Art. 22. Compete privativamente à União legislar sobre:

I - direito civil, comercial, penal, processual, eleitoral, agrário, marítimo, aeronáutico, espacial e do trabalho;

...

X - regime dos portos, navegação lacustre, fluvial, marítima, aérea e aeroespacial;

Assim destaca o festejado Marcelo Honorato:

Sob essa ótica é que devem ser analisadas as normas municipais que vem autorizando a soltura de balões sem fogo, como a Lei 5.511, de 17 de agosto de 2012, do Município do Rio de Janeiro, portanto, o Poder Legislativo municipal legislando sobre Direito Aeronáutico, competência privativa da União…
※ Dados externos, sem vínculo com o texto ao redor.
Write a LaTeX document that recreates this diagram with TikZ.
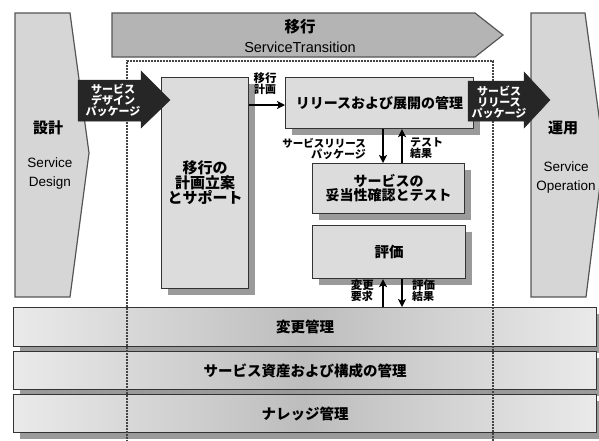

É que da simples leitura da Lei Municipal 5.511/2012, observa-se que a norma ingressou em matéria típica de Direito Aeronáutico, pois permitiu a soltura de determinado tipo de balão no espaço aéreo, definiu as dimensões dos balões a figurarem no espaço aéreo e, por fim, estabeleceu os horários em que tais objetos poderão voar, ou seja, ingressarem e permanecerem no espaço aéreo.

Logicamente que não se está diante de norma que regula o uso do solo, essa sim, competência do Poder Legislativo municipal. Pelas características acima discriminadas, constata-se que os efeitos da lei municipal são produzidos inteiramente no espaço aéreo, criando direitos e deveres em relação ao uso de tal dimensão espacial, portanto, matéria típica de Direito Aeronáutico.

Além disso, a autorização de soltura de balões e a estipulação de horários para o voo de tais artefatos baloeiros interferem igualmente na operação dos demais vetores aéreos, consequentemente, representa inovação às regras de navegação aérea, cuja competência legislativa é também privativa da União Federal (art. 22, inciso X, da CF/1988).

Combate e punição

Portanto, deve-se combater e punir severamente a prática de soltar balões juninos, com ou sem fogo, tanto com a aplicação da legislação penal quanto da legislação administrativa, haja vista que coloca em risco o transporte aéreo, a vegetação e os núcleos urbanos, com alto potencial para desastres.

Já houve a cobrança do tema em provas de carreiras jurídicas, a exemplo da prova para Delegado de Pernambuco, de 2024. Portanto, muita atenção!